We will be moving this summer. I knew that this moving every three or four years would be a part of Army Life, but, like the Pollyanna that I can sometimes be, I mostly choose, even now, to paint it in beautiful colors. “Oh, how fun to see new places and meet new people every few years! This will be a great thing for our kids! They’ll be so good at making new friends! We’ll have so many fun experiences to share with friends and reflect back on!”
I’ve learned a lot about myself since moving here. I’ve learned that I’m very afraid of failure. I get overwhelmed in the details. If I can’t visualize each step of the project before I begin, it’s likely that I won’t even start. Somehow that connects with my tendency to withdraw into myself if I don’t know how something’s going to end. It’s sort of a self-protective measure, I suppose. My thought process goes along the lines of, “If I don’t invest too much, then it won’t hurt so bad if it doesn’t work out.”

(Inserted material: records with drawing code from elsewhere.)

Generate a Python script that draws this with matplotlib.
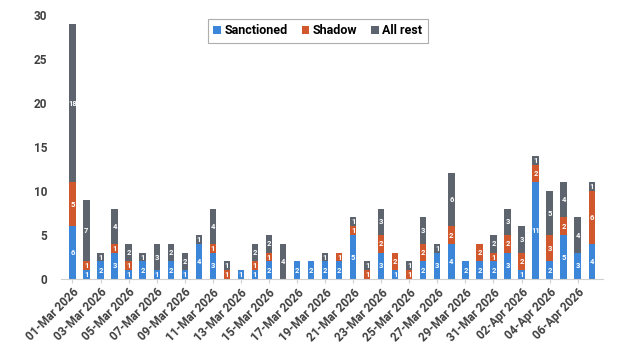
import matplotlib.pyplot as plt
import numpy as np
import pandas as pd

# daily counts
dates = pd.date_range("2026-03-01", "2026-04-07", freq="D")
sanctioned = [6, 1, 2, 3, 1, 2, 1, 2, 1, 4, 3, 0, 1, 1, 2, 0, 2, 2, 2, 2,
              5, 0, 3, 1, 0, 2, 3, 4, 2, 2, 2, 3, 1, 11, 2, 5, 3, 4]
shadow = [5, 1, 0, 1, 1, 0, 0, 0, 0, 0, 1, 1, 0, 1, 1, 0, 0, 0, 0, 1,
          1, 1, 2, 2, 1, 2, 0, 2, 0, 2, 1, 2, 2, 2, 3, 2, 0, 6]
all_rest = [18, 7, 1, 4, 2, 1, 3, 2, 2, 1, 4, 1, 0, 2, 2, 4, 0, 0, 1, 0,
            1, 1, 3, 0, 1, 3, 1, 6, 0, 0, 2, 3, 3, 1, 5, 4, 4, 1]

series = [("Sanctioned", sanctioned, "#3b86d8"),
          ("Shadow", shadow, "#d0582c"),
          ("All rest", all_rest, "#5d646e")]

plt.rcParams['font.family'] = ['Roboto', 'DejaVu Sans']

fig, ax = plt.subplots(figsize=(6.38, 3.51), dpi=100)
fig.subplots_adjust(left=0.096, right=0.945, top=0.957, bottom=0.205)

x = np.arange(len(dates))
bottom = np.zeros(len(dates))
for name, vals, color in series:
    vals = np.array(vals)
    ax.bar(x, vals, width=0.45, bottom=bottom, color=color, label=name)
    # value labels inside each segment
    for xi, v, b in zip(x, vals, bottom):
        if v > 0:
            ax.text(xi, b + v / 2, str(v), ha='center', va='center',
                    color='white', fontsize=5.5, fontweight='bold')
    bottom += vals

ax.set_ylim(0, 30)
ax.set_yticks(range(0, 31, 5))
ax.set_xlim(-0.8, len(dates) - 0.2)
ax.set_xticks(x[::2])
ax.set_xticklabels([d.strftime("%d-%b %Y") for d in dates[::2]],
                   rotation=45, ha='right', rotation_mode='anchor')
for lbl in ax.get_xticklabels() + ax.get_yticklabels():
    lbl.set_fontweight('bold')
    lbl.set_color('#404040')
    lbl.set_fontsize(8.5)

for side in ['top', 'right', 'left']:
    ax.spines[side].set_visible(False)
ax.spines['bottom'].set_color('#d0d0d0')
ax.tick_params(axis='y', length=0, pad=10)
ax.tick_params(axis='x', length=3, color='#d0d0d0', pad=2)

leg = ax.legend(loc='upper center', bbox_to_anchor=(0.474, 1.01), ncol=3,
                frameon=True, fancybox=False, handlelength=0.6,
                handleheight=0.6, handletextpad=0.3, columnspacing=1.1,
                borderpad=0.45, prop={'weight': 'bold', 'size': 9})
leg.get_frame().set_edgecolor('#999999')
leg.get_frame().set_linewidth(0.8)

plt.savefig("out.png", dpi=100)
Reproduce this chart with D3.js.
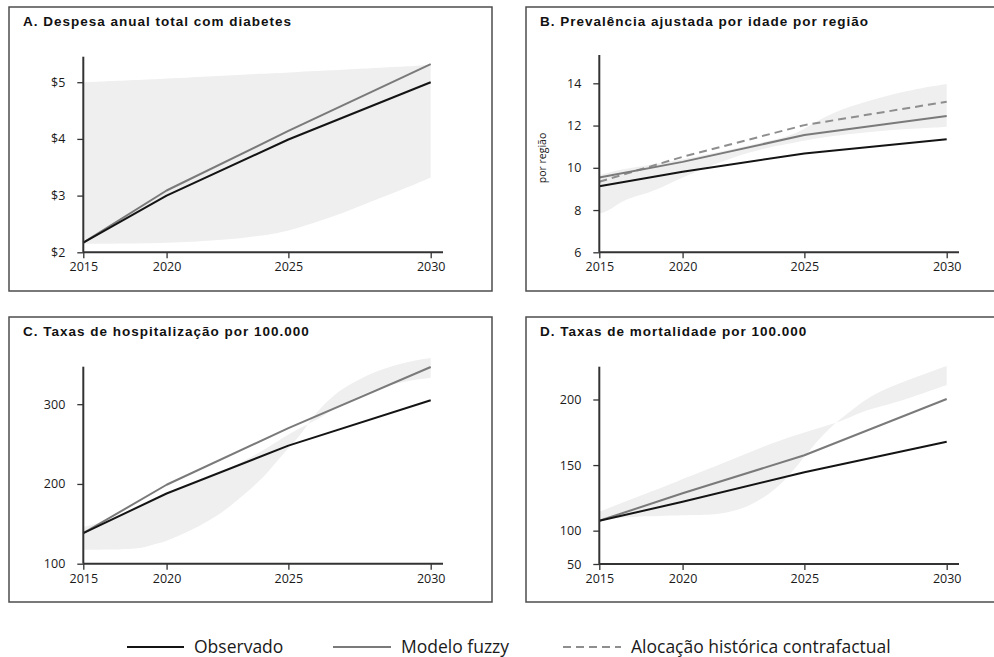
<!DOCTYPE html>
<html><head><meta charset="utf-8">
<script src="https://cdn.jsdelivr.net/npm/d3@7"></script>
<style>
html,body{margin:0;padding:0;background:#fff;}
svg{display:block;}
</style></head><body>
<svg id="chart" width="994" height="657"></svg>
<script>
// ---------- DATA ----------
const years = [2015, 2020, 2025, 2030];

// A. Despesa anual total com diabetes
const despesaObservado = [2.17, 3.0, 3.99, 5.0];
const despesaFuzzy = [2.17, 3.09, 4.14, 5.32];
const despesaFaixaAnos = [2015, 2020, 2021.8, 2023.5, 2024.5, 2025, 2025.7, 2027, 2028.1, 2029.3, 2030];
const despesaFaixaInf = [2.15, 2.16, 2.2, 2.26, 2.33, 2.38, 2.48, 2.69, 2.92, 3.16, 3.32];
const despesaFaixaSup = [5.0, 5.06, 5.10, 5.14, 5.16, 5.17, 5.19, 5.22, 5.25, 5.28, 5.31];
const despesaTicks = [2, 3, 4, 5];

// B. Prevalência ajustada por idade por região
const prevObservado = [9.13, 9.81, 10.68, 11.35];
const prevFuzzy = [9.54, 10.28, 11.55, 12.45];
const prevContrafactual = [9.34, 10.52, 12.02, 13.13];
const prevFaixaAnos = [2015, 2015.8, 2016.9, 2017.9, 2018.75, 2020.3, 2023, 2024.5, 2025, 2026, 2027, 2028.7, 2030];
const prevFaixaInf = [7.84, 7.9, 8.47, 8.71, 8.94, 9.73, 10.84, 11.16, 11.3, 11.5, 11.65, 11.85, 11.94];
const prevFaixaSup = [9.65, 9.75, 9.95, 10.05, 10.2, 10.45, 11.1, 11.5, 11.85, 12.6, 13.05, 13.68, 13.97];
const prevTicks = [6, 8, 10, 12, 14];

// C. Taxas de hospitalização por 100.000
const hospObservado = [138.3, 188, 248, 305];
const hospFuzzy = [138.3, 199, 270, 346.6];
const hospFaixaAnos = [2015, 2017, 2018.8, 2019.2, 2020, 2020.8, 2022.2, 2023.5, 2024.2, 2024.8, 2025.4, 2026.0, 2026.7, 2027, 2028.1, 2029.3, 2030];
const hospFaixaA = [117.5, 117.5, 119, 123, 128, 138, 158, 192, 213, 238, 258, 290, 312, 320, 342, 354, 358];
const hospFaixaB = [146, 154, 174, 178, 188, 196, 212, 232, 245, 258, 270, 279, 295, 300, 320, 330, 333];
const hospTicks = [100, 200, 300];

// D. Taxas de mortalidade por 100.000
const mortObservado = [107.5, 122, 144.5, 167.8];
const mortFuzzy = [107.5, 128.5, 157.5, 200.4];
const mortFaixaAnos = [2015, 2016.9, 2019.9, 2021.4, 2022.1, 2022.8, 2023.4, 2024.1, 2024.7, 2025.3, 2025.9, 2026.6, 2027.1, 2027.7, 2028.4, 2030];
const mortFaixaA = [108, 110.5, 111.8, 111.8, 114.4, 118.2, 124.6, 134.7, 148.7, 164, 178, 189.5, 198.3, 206, 212.4, 225.6];
const mortFaixaB = [114.4, 121.5, 138.5, 148.7, 153.9, 159, 164, 169, 172.9, 176.7, 180.5, 185.6, 190.7, 194.5, 198.3, 211];
const mortTicks = [50, 100, 150, 200];

const legendLabels = ["Observado", "Modelo fuzzy", "Alocação histórica contrafactual"];

// ---------- DRAW ----------
const svg = d3.select("#chart");
const TICK_FONT = "'Open Sans', 'Noto Sans', sans-serif";
const TITLE_FONT = "'Liberation Sans', Arial, sans-serif";

const xs = d3.scalePow().exponent(1.3).domain([0, 15]).range([0, 347.4]);
const xYear = yr => xs(yr - 2015);

const styles = {
  obs:   {stroke: "#141414", width: 2, dash: null},
  fuzzy: {stroke: "#7a7a7a", width: 2, dash: null},
  contra:{stroke: "#8e8e8e", width: 2, dash: "8,5"}
};

const panels = [
  {title: "A. Despesa anual total com diabetes", box: [9, 7, 483, 284], origin: [83.3, 56.7], h: 195.6,
   yScale: h => d3.scaleLinear().domain([2, 5.45]).range([h, 0]),
   ticks: despesaTicks, fmt: d => "$" + d,
   band: {anos: despesaFaixaAnos, a: despesaFaixaInf, b: despesaFaixaSup},
   lines: [{v: despesaFuzzy, k: "fuzzy"}, {v: despesaObservado, k: "obs"}]},
  {title: "B. Prevalência ajustada por idade por região", box: [526, 7, 483, 284], origin: [599.3, 55], h: 197.3,
   yScale: h => d3.scaleLinear().domain([6, 15.34]).range([h, 0]),
   ticks: prevTicks, fmt: d => d, ylabel: "por região",
   band: {anos: prevFaixaAnos, a: prevFaixaInf, b: prevFaixaSup},
   lines: [{v: prevContrafactual, k: "contra"}, {v: prevFuzzy, k: "fuzzy"}, {v: prevObservado, k: "obs"}]},
  {title: "C. Taxas de hospitalização por 100.000", box: [9, 317, 483, 285], origin: [83.3, 366.7], h: 197,
   yScale: h => d3.scaleLinear().domain([100, 347]).range([h, 0]),
   ticks: hospTicks, fmt: d => d,
   band: {anos: hospFaixaAnos, a: hospFaixaA, b: hospFaixaB},
   lines: [{v: hospFuzzy, k: "fuzzy"}, {v: hospObservado, k: "obs"}]},
  {title: "D. Taxas de mortalidade por 100.000", box: [526, 317, 483, 285], origin: [599.3, 366.7], h: 197.3,
   yScale: h => d3.scaleLinear().domain([50, 100, 225]).range([h, h * 0.831, 0]),
   ticks: mortTicks, fmt: d => d,
   band: {anos: mortFaixaAnos, a: mortFaixaA, b: mortFaixaB},
   lines: [{v: mortFuzzy, k: "fuzzy"}, {v: mortObservado, k: "obs"}]}
];

panels.forEach(p => {
  const [bx, by, bw, bh] = p.box;
  svg.append("rect").attr("x", bx).attr("y", by).attr("width", bw).attr("height", bh)
    .attr("fill", "none").attr("stroke", "#4d4d4d").attr("stroke-width", 1.5);
  svg.append("text").attr("x", bx + 14).attr("y", by + 19)
    .attr("font-family", TITLE_FONT).attr("font-weight", "bold").attr("font-size", 13.5)
    .attr("letter-spacing", "1px").attr("fill", "#111").text(p.title);

  const h = p.h;
  const y = p.yScale(h);
  const g = svg.append("g").attr("transform", `translate(${p.origin[0]},${p.origin[1]})`);

  // band
  const bandData = p.band.anos.map((a, i) => ({a, lo: p.band.a[i], hi: p.band.b[i]}));
  g.append("path").datum(bandData)
    .attr("d", d3.area().x(d => xYear(d.a)).y0(d => y(d.lo)).y1(d => y(d.hi)).curve(d3.curveBasis))
    .attr("fill", "#efefef").attr("stroke", "none");

  // lines
  p.lines.forEach(l => {
    const s = styles[l.k];
    g.append("path").datum(years.map((yr, i) => ({yr, v: l.v[i]})))
      .attr("d", d3.line().x(d => xYear(d.yr)).y(d => y(d.v)))
      .attr("fill", "none").attr("stroke", s.stroke).attr("stroke-width", s.width)
      .attr("stroke-dasharray", s.dash).attr("stroke-linejoin", "round");
  });

  // y axis
  const ya = g.append("g").call(d3.axisLeft(y).tickValues(p.ticks).tickFormat(p.fmt).tickSize(6).tickPadding(12));
  ya.select(".domain").remove();
  ya.selectAll(".tick line").attr("stroke", "#333").attr("stroke-width", 1.3);
  ya.selectAll(".tick text").attr("font-family", TICK_FONT).attr("font-size", 12.5).attr("fill", "#1a1a1a");

  // x axis
  const xa = g.append("g").attr("transform", `translate(0,${h})`)
    .call(d3.axisBottom(xs).tickValues(years.map(v => v - 2015)).tickFormat(d => d + 2015).tickSize(6).tickPadding(4));
  xa.select(".domain").remove();
  xa.selectAll(".tick line").attr("stroke", "#333").attr("stroke-width", 1.3);
  xa.selectAll(".tick text").attr("font-family", TICK_FONT).attr("font-size", 12.5).attr("fill", "#1a1a1a");

  // axis lines
  g.append("line").attr("x1", 0).attr("x2", 0).attr("y1", 0).attr("y2", h)
    .attr("stroke", "#333").attr("stroke-width", 2);
  g.append("line").attr("x1", 0).attr("x2", 359.7).attr("y1", h).attr("y2", h)
    .attr("stroke", "#333").attr("stroke-width", 2);

  if (p.ylabel) {
    svg.append("text").attr("transform", `translate(${p.origin[0] - 57},${p.origin[1] + 103}) rotate(-90)`)
      .attr("text-anchor", "middle").attr("dy", "0.35em")
      .attr("font-family", TICK_FONT).attr("font-size", 10.5).attr("fill", "#1a1a1a").text(p.ylabel);
  }
});

// legend
const legendItems = [
  {k: "obs", x1: 127, x2: 184, tx: 194},
  {k: "fuzzy", x1: 333, x2: 391, tx: 401},
  {k: "contra", x1: 563, x2: 621, tx: 631}
];
const ly = 647;
legendItems.forEach((it, i) => {
  const s = styles[it.k];
  svg.append("line").attr("x1", it.x1).attr("x2", it.x2).attr("y1", ly).attr("y2", ly)
    .attr("stroke", s.stroke).attr("stroke-width", 2).attr("stroke-dasharray", s.dash);
  svg.append("text").attr("x", it.tx).attr("y", ly).attr("dy", "0.35em")
    .attr("font-family", TICK_FONT).attr("font-size", 17.5).attr("fill", "#1a1a1a").text(legendLabels[i]);
});
</script>
</body></html>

I recently realized that this plays out in very vivid ways. When we first moved into our house here in New Jersey, I didn’t really decorate it. I slapped a couple of things on the walls, but not much. I didn’t spend much time organizing my kitchen. I figured that there really wasn’ t much of a point. After all, it was all going to get packed back into boxes in two years and have to be reorganized in a whole different kitchen anyway.
We found a great church, but it took us several months to work up to regular attendance. We joined a small group and that helped. Still, though, it was so hard for me to invest in friendships when I knew I’d have to leave them all behind. I didn’t want to open up. I didn’t want to put myself in a situation that I knew would bring heartbreak.
It’s really a reflection of a bigger problem. Can I live in the “now”? Can I let go of the future, even just for a few moments? Just long enough to laugh with a friend? What about an even longer time and allow her to fill the very real need I have for a close girlfriend?
Really, though? It’s even bigger than that. It’s about faith.
The truth is that, while the negatives loom large, the Army Life is what God has called us to do. He has promised to take care of us. I believe that promise includes friendships. Do I really believe that God will do what He says He’ll do? Maybe my Pollyanna stance is less about being naive, and more about choosing not to worry about things that I can’t change. We chose this lifestyle for lots of wonderful reasons and we take the bad with the good.
I stumbled on a quote today that, if I’m honest, expresses how I really feel:
“How lucky I am to have something that makes saying goodbye so hard.” –A.A. Milne (Winnie-the-Pooh)
I’m very, very
lucky blessed, indeed. Goodbye will be hard, but only because the relationships are precious. Precious and strong enough, I think, to weather time and distance. That’s why God made phones and cars and airplanes and Facebook and Skype.
So my new outlook means that I’ll grab the fun where I can get it. I’ll invest in relationships while I can, make them strong while I’m near to these amazing people who God has brought into our lives. I’m purposely making it hard to say goodbye, because that means we’ve created something wonderful.